Anecdotal, personal experience. I personally am very sensitive to key pressure, and bottoming out actually hurts. I do have a low-force rubber-dome keyboard that I bought from another poster in this thread (hi!) and although one _could_ theoretically use only 35 grams of force to press the keys, in reality that would require limiting the stroke to exactly the 2mm travel to achieve. In practice, (35 grams * 2mm) ~ (0.035 Newtons * 0.002 meters) = 70 μJ. That is, I am pressing 35 grams for the whole 2mm. My Cherry Brown board, though, activates at 55 grams of force but _getting_ to the 2mm activation point requires less work because much less force is needed at the beginning of the stroke. Let's assume linear, some calculus and we have 55 μJ. Not much less work.
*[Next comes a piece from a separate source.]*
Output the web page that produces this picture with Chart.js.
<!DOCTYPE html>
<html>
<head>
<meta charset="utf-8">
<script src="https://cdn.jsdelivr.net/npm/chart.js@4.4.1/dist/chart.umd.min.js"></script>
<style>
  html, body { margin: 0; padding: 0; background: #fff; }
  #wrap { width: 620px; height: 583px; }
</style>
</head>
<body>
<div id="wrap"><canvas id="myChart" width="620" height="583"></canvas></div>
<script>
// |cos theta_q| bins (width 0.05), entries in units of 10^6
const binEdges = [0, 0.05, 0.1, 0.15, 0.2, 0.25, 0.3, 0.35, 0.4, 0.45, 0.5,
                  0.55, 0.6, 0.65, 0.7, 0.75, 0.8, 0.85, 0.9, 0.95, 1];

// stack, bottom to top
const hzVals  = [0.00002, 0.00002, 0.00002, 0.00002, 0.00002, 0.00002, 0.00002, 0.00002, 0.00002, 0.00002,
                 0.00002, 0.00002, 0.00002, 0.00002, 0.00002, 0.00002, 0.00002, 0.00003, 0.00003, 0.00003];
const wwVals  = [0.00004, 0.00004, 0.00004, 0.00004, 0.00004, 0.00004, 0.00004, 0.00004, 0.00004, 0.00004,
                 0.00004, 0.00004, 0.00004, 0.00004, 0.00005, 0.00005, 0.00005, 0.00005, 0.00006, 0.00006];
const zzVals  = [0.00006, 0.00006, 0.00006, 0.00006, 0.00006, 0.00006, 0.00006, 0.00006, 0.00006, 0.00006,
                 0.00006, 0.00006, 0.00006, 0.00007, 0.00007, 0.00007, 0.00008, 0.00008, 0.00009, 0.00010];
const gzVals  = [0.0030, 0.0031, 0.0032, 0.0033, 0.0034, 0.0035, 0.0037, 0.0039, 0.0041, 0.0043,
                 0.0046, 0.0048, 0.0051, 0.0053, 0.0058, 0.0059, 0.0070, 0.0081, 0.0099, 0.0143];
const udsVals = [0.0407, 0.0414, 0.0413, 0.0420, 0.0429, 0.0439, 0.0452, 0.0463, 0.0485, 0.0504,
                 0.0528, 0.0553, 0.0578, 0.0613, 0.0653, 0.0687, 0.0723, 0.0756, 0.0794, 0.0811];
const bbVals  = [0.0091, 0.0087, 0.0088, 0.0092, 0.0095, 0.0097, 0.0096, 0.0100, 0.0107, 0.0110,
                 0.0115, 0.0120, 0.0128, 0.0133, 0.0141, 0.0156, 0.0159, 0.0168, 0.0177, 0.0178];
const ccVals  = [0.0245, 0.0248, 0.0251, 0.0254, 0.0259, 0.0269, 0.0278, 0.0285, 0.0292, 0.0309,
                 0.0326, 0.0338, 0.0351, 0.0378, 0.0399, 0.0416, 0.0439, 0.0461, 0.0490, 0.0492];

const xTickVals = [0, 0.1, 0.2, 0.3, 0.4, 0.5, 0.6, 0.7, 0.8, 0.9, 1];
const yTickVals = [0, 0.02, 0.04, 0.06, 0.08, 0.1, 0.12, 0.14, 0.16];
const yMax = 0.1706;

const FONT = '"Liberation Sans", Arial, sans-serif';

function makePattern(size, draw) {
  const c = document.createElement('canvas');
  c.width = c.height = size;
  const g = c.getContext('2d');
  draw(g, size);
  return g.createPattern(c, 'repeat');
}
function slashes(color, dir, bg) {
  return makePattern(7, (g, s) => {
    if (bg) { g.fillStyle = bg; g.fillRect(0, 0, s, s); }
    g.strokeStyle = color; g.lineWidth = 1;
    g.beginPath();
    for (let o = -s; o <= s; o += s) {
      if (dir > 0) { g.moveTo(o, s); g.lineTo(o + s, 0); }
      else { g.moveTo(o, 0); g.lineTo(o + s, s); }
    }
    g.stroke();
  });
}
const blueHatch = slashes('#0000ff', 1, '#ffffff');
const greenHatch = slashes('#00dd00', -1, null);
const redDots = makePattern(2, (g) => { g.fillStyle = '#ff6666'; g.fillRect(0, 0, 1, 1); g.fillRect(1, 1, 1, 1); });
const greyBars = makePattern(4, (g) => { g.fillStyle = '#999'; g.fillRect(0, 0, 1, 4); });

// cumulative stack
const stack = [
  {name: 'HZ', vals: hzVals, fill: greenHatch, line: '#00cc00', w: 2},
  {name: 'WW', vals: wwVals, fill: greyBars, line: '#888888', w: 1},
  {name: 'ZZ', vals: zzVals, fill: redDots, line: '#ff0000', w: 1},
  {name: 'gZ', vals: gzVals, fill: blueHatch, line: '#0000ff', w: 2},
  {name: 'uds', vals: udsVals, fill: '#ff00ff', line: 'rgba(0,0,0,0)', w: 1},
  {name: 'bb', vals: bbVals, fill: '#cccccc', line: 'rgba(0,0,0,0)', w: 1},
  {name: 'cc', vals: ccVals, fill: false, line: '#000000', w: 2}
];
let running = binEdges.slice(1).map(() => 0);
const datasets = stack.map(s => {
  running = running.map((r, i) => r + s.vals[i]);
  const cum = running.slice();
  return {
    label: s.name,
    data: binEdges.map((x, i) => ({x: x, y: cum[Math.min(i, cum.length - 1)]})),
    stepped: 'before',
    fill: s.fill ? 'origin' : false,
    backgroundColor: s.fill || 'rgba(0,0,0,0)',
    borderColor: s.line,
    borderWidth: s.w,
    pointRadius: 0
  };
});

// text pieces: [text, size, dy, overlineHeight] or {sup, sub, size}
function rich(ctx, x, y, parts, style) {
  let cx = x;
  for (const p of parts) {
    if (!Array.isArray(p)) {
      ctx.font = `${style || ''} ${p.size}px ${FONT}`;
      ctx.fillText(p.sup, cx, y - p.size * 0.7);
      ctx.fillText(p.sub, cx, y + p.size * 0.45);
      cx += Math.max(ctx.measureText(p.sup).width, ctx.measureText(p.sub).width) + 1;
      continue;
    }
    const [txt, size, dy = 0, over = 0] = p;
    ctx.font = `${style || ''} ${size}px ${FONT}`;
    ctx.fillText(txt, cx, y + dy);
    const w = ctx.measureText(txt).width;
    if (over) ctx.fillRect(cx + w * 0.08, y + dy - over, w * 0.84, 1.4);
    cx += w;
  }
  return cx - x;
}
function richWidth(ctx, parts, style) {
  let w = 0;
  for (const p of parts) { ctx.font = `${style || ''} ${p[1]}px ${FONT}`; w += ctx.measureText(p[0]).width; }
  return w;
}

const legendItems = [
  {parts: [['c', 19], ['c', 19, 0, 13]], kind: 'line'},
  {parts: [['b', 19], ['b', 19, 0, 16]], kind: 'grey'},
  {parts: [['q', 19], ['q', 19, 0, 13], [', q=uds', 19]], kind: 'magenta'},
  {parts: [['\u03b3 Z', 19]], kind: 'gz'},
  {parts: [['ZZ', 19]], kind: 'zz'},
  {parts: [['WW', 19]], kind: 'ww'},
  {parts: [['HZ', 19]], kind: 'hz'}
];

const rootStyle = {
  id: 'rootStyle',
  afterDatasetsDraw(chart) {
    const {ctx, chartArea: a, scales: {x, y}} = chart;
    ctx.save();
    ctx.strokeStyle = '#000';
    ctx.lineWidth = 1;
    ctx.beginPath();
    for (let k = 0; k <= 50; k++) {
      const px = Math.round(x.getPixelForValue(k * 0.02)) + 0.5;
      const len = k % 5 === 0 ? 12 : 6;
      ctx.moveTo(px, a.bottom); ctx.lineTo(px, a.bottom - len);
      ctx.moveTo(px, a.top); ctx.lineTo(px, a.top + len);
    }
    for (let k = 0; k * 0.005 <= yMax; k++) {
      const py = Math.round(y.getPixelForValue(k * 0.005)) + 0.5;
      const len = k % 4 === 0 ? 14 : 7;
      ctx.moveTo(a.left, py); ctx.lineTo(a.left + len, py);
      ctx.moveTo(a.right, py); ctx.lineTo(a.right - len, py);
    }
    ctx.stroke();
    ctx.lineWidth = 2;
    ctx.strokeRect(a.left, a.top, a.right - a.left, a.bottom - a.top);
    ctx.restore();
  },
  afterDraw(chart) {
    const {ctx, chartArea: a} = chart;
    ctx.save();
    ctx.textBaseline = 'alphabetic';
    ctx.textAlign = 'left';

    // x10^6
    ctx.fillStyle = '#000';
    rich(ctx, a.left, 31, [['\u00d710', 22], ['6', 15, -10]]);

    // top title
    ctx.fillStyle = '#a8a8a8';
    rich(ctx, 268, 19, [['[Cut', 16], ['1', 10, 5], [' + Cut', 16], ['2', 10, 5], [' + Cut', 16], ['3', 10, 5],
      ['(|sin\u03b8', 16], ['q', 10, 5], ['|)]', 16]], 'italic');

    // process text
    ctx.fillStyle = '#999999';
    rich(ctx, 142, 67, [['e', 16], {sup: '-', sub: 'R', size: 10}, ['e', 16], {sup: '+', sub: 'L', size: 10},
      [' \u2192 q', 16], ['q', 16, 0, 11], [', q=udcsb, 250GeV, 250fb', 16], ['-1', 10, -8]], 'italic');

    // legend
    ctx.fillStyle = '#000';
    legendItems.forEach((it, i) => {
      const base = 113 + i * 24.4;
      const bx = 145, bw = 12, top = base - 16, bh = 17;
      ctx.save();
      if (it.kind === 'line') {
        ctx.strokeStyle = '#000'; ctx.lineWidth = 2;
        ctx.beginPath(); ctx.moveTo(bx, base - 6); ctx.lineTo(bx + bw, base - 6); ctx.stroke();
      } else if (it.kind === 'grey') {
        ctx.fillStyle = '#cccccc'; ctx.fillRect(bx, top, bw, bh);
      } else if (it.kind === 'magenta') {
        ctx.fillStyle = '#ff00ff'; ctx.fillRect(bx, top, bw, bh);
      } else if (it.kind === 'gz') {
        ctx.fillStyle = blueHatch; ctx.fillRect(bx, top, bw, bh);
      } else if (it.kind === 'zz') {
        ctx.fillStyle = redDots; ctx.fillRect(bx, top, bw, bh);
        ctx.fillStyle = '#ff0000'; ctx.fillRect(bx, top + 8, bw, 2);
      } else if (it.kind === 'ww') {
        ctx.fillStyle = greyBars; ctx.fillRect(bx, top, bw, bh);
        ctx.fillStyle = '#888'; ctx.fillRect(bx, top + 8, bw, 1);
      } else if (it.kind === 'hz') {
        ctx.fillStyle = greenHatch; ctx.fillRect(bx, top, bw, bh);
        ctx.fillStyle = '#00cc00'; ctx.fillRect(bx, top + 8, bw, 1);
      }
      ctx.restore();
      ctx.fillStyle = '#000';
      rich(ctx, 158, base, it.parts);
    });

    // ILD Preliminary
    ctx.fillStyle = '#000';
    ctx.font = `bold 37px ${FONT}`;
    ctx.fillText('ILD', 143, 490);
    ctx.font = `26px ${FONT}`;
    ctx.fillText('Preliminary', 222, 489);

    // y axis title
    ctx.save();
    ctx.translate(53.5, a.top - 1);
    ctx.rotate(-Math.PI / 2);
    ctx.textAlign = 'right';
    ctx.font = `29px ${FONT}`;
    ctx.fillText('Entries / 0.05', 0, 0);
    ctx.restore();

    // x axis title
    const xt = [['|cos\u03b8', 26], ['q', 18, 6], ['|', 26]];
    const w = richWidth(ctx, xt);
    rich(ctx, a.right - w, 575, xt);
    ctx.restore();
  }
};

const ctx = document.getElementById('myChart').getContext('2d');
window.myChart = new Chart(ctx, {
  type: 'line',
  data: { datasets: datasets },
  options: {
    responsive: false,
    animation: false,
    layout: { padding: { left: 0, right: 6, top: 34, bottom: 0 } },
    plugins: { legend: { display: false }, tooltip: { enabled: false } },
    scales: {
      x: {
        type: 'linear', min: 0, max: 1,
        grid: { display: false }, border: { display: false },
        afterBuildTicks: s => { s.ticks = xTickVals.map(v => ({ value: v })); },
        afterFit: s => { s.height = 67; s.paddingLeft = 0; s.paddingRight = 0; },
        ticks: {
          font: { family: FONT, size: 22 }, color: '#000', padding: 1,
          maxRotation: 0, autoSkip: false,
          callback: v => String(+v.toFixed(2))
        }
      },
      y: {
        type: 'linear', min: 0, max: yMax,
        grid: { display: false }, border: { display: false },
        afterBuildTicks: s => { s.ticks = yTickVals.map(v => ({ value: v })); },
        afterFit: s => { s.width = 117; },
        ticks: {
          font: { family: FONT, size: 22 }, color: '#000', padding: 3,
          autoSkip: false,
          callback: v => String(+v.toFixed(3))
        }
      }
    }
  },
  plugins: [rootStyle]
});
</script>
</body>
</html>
But here is the kicker: one cannot press down exactly 2mm. As humans we are inaccurate, and if our inaccuracy is +- 0.5 mm then we must aim to overshoot to 2.5 mm so that there will be no missed keystrokes. At 3 mm of travel (the high end of the inaccuracy) the Cherry Brown board requires only 60 grams of force, but the rubber dome shoots up to infinity! Even at the 2.5mm mean travel, the rubber dome keyboard requires orders of magnitude more force on the fingertips due to having bottomed out. This is why, so long as one can prevent bottoming out, the mechanical keyswitches are much more gentle on the fingertips.
In summary, human fingers aim for distance and the force on the keyboard is a function of that distance. Once that is recognised, then the need for key travel after activation is obvious. How much key travel is necessary is a matter of how accurate one can set the distance for their fingers to travel. The 2mm of after-activation on the Cherry Browns seems to be my limit, as I do occasionally bottom out. So a 55-gram switch that allows for 2mm of travel after activation requires less work and less pressure on the fingertips than a 35-gram switch with zero after-activation travel.